:: Data block

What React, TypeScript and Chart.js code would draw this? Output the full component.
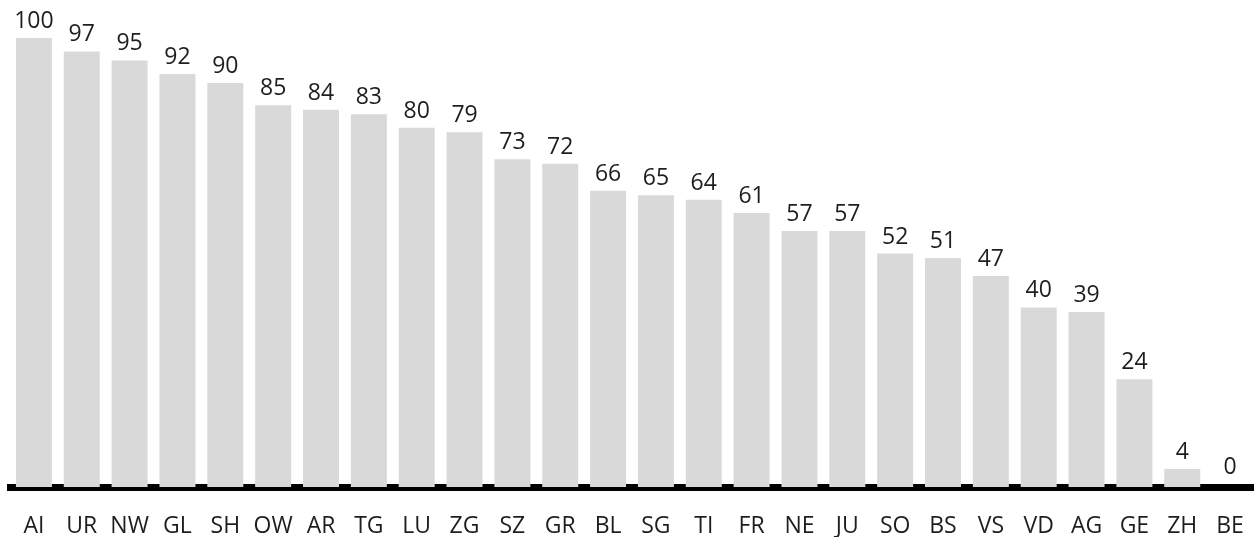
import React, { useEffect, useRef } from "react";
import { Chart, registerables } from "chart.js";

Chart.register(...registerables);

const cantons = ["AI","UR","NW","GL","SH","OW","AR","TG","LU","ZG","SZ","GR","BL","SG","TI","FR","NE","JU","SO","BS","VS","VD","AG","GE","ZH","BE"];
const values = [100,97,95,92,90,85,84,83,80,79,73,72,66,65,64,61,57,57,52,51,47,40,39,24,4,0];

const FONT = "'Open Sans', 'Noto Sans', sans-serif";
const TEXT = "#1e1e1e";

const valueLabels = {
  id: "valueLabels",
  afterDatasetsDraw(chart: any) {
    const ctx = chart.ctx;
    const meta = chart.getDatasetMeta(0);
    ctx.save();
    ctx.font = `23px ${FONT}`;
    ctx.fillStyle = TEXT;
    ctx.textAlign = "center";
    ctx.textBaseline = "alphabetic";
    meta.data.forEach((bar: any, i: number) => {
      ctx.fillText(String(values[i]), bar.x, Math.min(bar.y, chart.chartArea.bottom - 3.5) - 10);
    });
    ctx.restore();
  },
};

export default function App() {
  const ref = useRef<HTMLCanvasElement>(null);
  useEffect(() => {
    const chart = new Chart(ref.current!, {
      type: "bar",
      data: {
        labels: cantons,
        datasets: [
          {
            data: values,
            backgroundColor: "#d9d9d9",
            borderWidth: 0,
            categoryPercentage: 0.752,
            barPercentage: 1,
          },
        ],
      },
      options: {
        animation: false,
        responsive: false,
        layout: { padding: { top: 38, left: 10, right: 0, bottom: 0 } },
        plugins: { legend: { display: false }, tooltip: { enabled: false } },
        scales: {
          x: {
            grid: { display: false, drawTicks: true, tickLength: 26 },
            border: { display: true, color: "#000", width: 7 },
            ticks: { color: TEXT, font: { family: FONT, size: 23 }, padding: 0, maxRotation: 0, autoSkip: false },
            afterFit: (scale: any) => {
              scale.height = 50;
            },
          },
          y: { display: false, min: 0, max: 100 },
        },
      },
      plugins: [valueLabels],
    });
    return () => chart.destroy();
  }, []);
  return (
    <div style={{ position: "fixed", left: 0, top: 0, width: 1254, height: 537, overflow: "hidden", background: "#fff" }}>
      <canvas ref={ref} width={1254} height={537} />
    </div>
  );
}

::::

Stated task
Up to and including the line containing "Chart.register(...registerables);", repeat every line from the start of the data, but none of the pictures.

Output for this task
What React, TypeScript and Chart.js code would draw this? Output the full component.
import React, { useEffect, useRef } from "react";
import { Chart, registerables } from "chart.js";

Chart.register(...registerables);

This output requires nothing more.